Si no podemos todavía señalar con el dedo a todos los culpables, a los ejecutores materiales de los atentados y a sus cómplices, que está cada vez más claro que pertenecen a los servicios de seguridad, además que a los terroristas, a los brigadistas y a los mafiosos, hoy por hoy nos podemos permitir, de seguro, un análisis, incluso sin pudor de lo que nos parece evidente ante nuestros ojos. Más allá de cualquier prudencia probatoria que es pertinencia solo de los magistrados.
Son dos las certezas de las cuales disponemos. Por cada atentado, a partir del de Portella della Ginestra, en 1947, hasta las bombas de Florencia, Milán y Roma, en 1993, pasando por la subversión negra y roja, y el golpe como amenazas, les siguen puntuales y constantes: el plan de despistes y el inmediato contragolpe político para condicionar las orientaciones de la mayoría y de la oposición.
De acuerdo primero a la alianza atlántica, hasta la caída del muro de Berlín, cuando los equilibrios mundiales imponían a Italia la inmovilidad y el centralismo, impidiendo por todos los medios la realización de una democracia madura y en obediencia después a los nuevos dueños del mundo: el restringido club de los potentados económicos y financieros que deciden el destino de los pueblos jugando a la ruleta trucada de las bolsas.
Estos señores, del antes y del después, son aquellos que manejan los hilos de la violencia y del chantaje que aprisionan a Italia, tanto como para quedarnos en nuestra casa. A estos individuos insospechables les obedecen nuestros servicios secretos, nuestros políticos fantoches, una cierta magistratura, un cierto periodismo, un cierto empresariado... otra que corrupción y ladrones de gallinas. Aquí se trata propiamente de esas “mentes refinadísimas” que Giovanni Falcone llamó en causa inmediatamente después del atentado del Addaura (fallido atentado contra el juez Falcone en 1989), cuya capacidad de observación y comprensión iba mucho más allá de las fronteras nacionales. (No por nada detrás del muro de goma que esconde la verdad sobre su muerte se agitan también los espectros de los servicios secretos americanos e israelitas).

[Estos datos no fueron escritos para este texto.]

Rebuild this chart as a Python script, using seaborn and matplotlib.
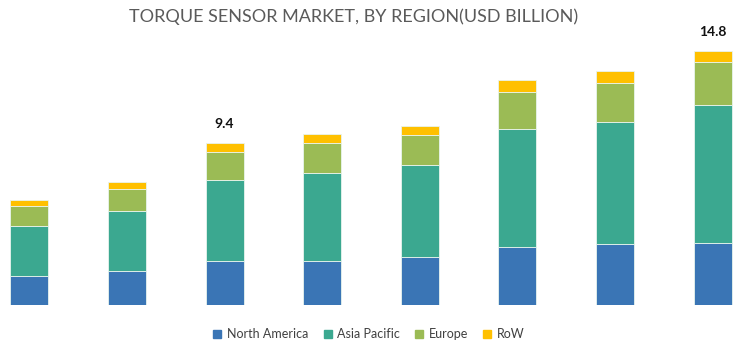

De aquí surge una pregunta: ¿De verdad tenemos que llamarles aún “desviados”? A mi no me parece para nada. Son absolutamente orgánicos. La que se ha vuelto desviada es nuestra Constitución, ajena a este país, y jamás respetada, se ha quedado en papel inspirador de un Estado que nunca se ha realizado. Eran desviados Giovanni Falcone, Paolo Borsellino, el General Dalla Chiesa, Boris Giuliano, Ninni Cassarà, Rocco Chinnici, Pier Santi Mattarella, Pio La Torre, Moro y Berlinguer en el momento en el que deciden romper con el compromiso histórico los chantajes, Pippo Fava, Walter Tobagi, Giorgio Ambrosoli, Emilio Alessandrini… y no bastaría una página entera. Hombres normales que han servido a las Instituciones haciendo su deber obedeciendo solo y exclusivamente el dictado constitucional: igualdad de leyes, libertad de información y expresión, derechos para todos, en el interés de la colectividad. Y no de filas de poder que en el enfrentamiento entre titanes siegan la vida de esos ciudadanos obligados a convertirse en héroes por haber cumplido correctamente con su deber.
Esto ya lo sabemos y nos lo podemos decir: existe un estado-mafia con su ejército de asesinos y cómplices y un Estado desviado formado por poquísimos políticos, magistrados, periodistas, empresarios, operadores sociales que tienen como único punto de referencia de civilización nuestra Constitución. Estos si que son desviados.
A los ciudadanos nos les queda más que elegir de qué parte estar y abrazar una nueva Revolución. Yo soy cristiano y pacifista, aborrezco la lucha armada, aunque entiendo las razones de los partisanos que tuvieron que defender con la vida y con la fuerza los valores que hoy están escritos en la Carta y las de grandes hombres como Che Guevara. Pero hoy no se pueden repetir viejos esquemas: la batalla debe de ser sobretodo cultural, de conocimiento, de toma de conciencia y de responsabilidad. Cualquier régimen autoritario y oligárquico que se esconde detrás de la fachada de la democracia necesita basarse sobre el secreto y sobre el engaño para existir. Para derrocarlo no hay otra manera: buscar, comprender y decir la verdad. La única que puede hacernos libres, pero libres de verdad.